The winner has shown similar form over fences, but will now be kept to hurdles having lost his confidence after a heavy fall as a novice in the Arkle, and Olly Murphy talked about the difficulty finding the right race for him:

“Everyone needs a good horse in the yard, and when he’s good he’s very good – I thought he was very impressive today. He can put in a lackadaisical round of jumping but we’ve done a lot of work with him. His confidence was gone after he unseated in the Arkle, and he’ll never jump a fence again.

“He’s a hard horse to campaign in England because he’s not a three-miler, and he’s definitely not a two-miler. He may go over the water for small-field graded races in France or Ireland.”

Chantry overreaction

Sandown Sunday

SANDOWN’S card last Sunday featured the John O’Leary Memorial Future Stars Intermediate Chase, which attracted just two runners, and with The Big Breakaway’s jumping falling apart, it was essentially a schooling session for Nicky Henderson’s Chantry House (Nico de Boinville).

The winner landed Grade 1 novice events at Cheltenham and Aintree in the spring, and is clearly a high-class chaser, but the decision of most firms to slash his price for the King George on the back of this performance seems a bit of an overreaction.

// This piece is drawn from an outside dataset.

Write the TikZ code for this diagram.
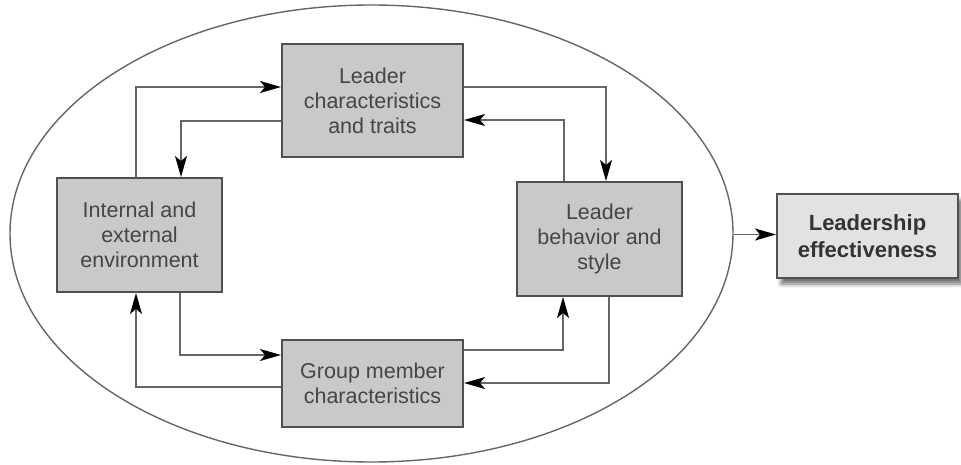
\documentclass[tikz,border=0pt]{standalone}
\usepackage{fontspec}
\setmainfont{Liberation Sans}
\usetikzlibrary{arrows.meta,shapes.geometric,shadows.blur}
\definecolor{boxfill}{HTML}{C9C9C9}
\definecolor{boxline}{HTML}{505050}
\definecolor{wire}{HTML}{666666}
\definecolor{txt}{HTML}{454545}
\definecolor{outfill}{HTML}{E2E2E2}
\tikzset{
  factor/.style={draw=boxline, line width=2pt, fill=boxfill, text=txt,
    align=center, inner sep=0pt,
    font=\fontsize{21.5}{25}\selectfont},
  outcome/.style={draw=boxline, line width=2pt, fill=outfill, text=black!80,
    align=center, inner sep=0pt,
    font=\fontsize{22}{27}\selectfont\bfseries,
    blur shadow={shadow xshift=4pt, shadow yshift=-6pt, shadow blur radius=4pt, shadow opacity=55}},
  link/.style={draw=wire, line width=1.5pt,
    -{Stealth[length=21pt,width=12pt,inset=5pt,color=black,fill=black]}},
}
\begin{document}
\begin{tikzpicture}[x=1pt,y=-1pt]
  \useasboundingbox (0,0) rectangle (961,465);
  % enclosing ellipse
  \node[ellipse, draw=wire, line width=1.4pt, minimum width=723pt,
        minimum height=457pt, inner sep=0pt] (ell) at (371.5,233.5) {};
  % the four interacting factors
  \node[factor, minimum width=181pt, minimum height=113pt] (top) at (372.5,100.5)
    {Leader\\characteristics\\and traits};
  \node[factor, minimum width=165pt, minimum height=114pt] (left) at (139.5,235)
    {Internal and\\external\\environment};
  \node[factor, minimum width=165pt, minimum height=114pt] (right) at (599.5,239)
    {Leader\\behavior and\\style};
  \node[factor, minimum width=181pt, minimum height=87pt] (bot) at (372.5,383.5)
    {Group member\\characteristics};
  % outcome
  \node[outcome, minimum width=181pt, minimum height=84pt] (le) at (867.5,236)
    {Leadership\\effectiveness};
  % feedback loops between the factors
  \draw[link] ([xshift=80pt]left.north west) |- ([yshift=-44pt]top.north west);
  \draw[link] ([yshift=-78pt]top.north west) -| ([xshift=125pt]left.north west);
  \draw[link] ([yshift=-44pt]top.north east) -| ([xshift=90pt]right.north west);
  \draw[link] ([xshift=48pt]right.north west) |- ([yshift=-77pt]top.north east);
  \draw[link] ([xshift=124pt]left.south west) |- ([yshift=-16pt]bot.north west);
  \draw[link] ([yshift=-48pt]bot.north west) -| ([xshift=80pt]left.south west);
  \draw[link] ([yshift=-11pt]bot.north east) -| ([xshift=47pt]right.south west);
  \draw[link] ([xshift=93pt]right.south west) |- ([yshift=-44pt]bot.north east);
  % effect on the outcome
  \draw[link] ([yshift=-1pt]ell.east) -- ([yshift=-1pt]ell.east -| le.west);
\end{tikzpicture}
\end{document}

That’s not to take anything away from Chantry House, as he jumped well and advertised his wellbeing, but he had a degree of good fortune in the Marsh at Cheltenham, where Envoi D’Allen’s fall and Shan Blue’s premature dash for home set it up for him, and Espoir de Romay appeared to be holding him when falling at Aintree, so he still has to improve markedly to be considered on a par with the best chasers around.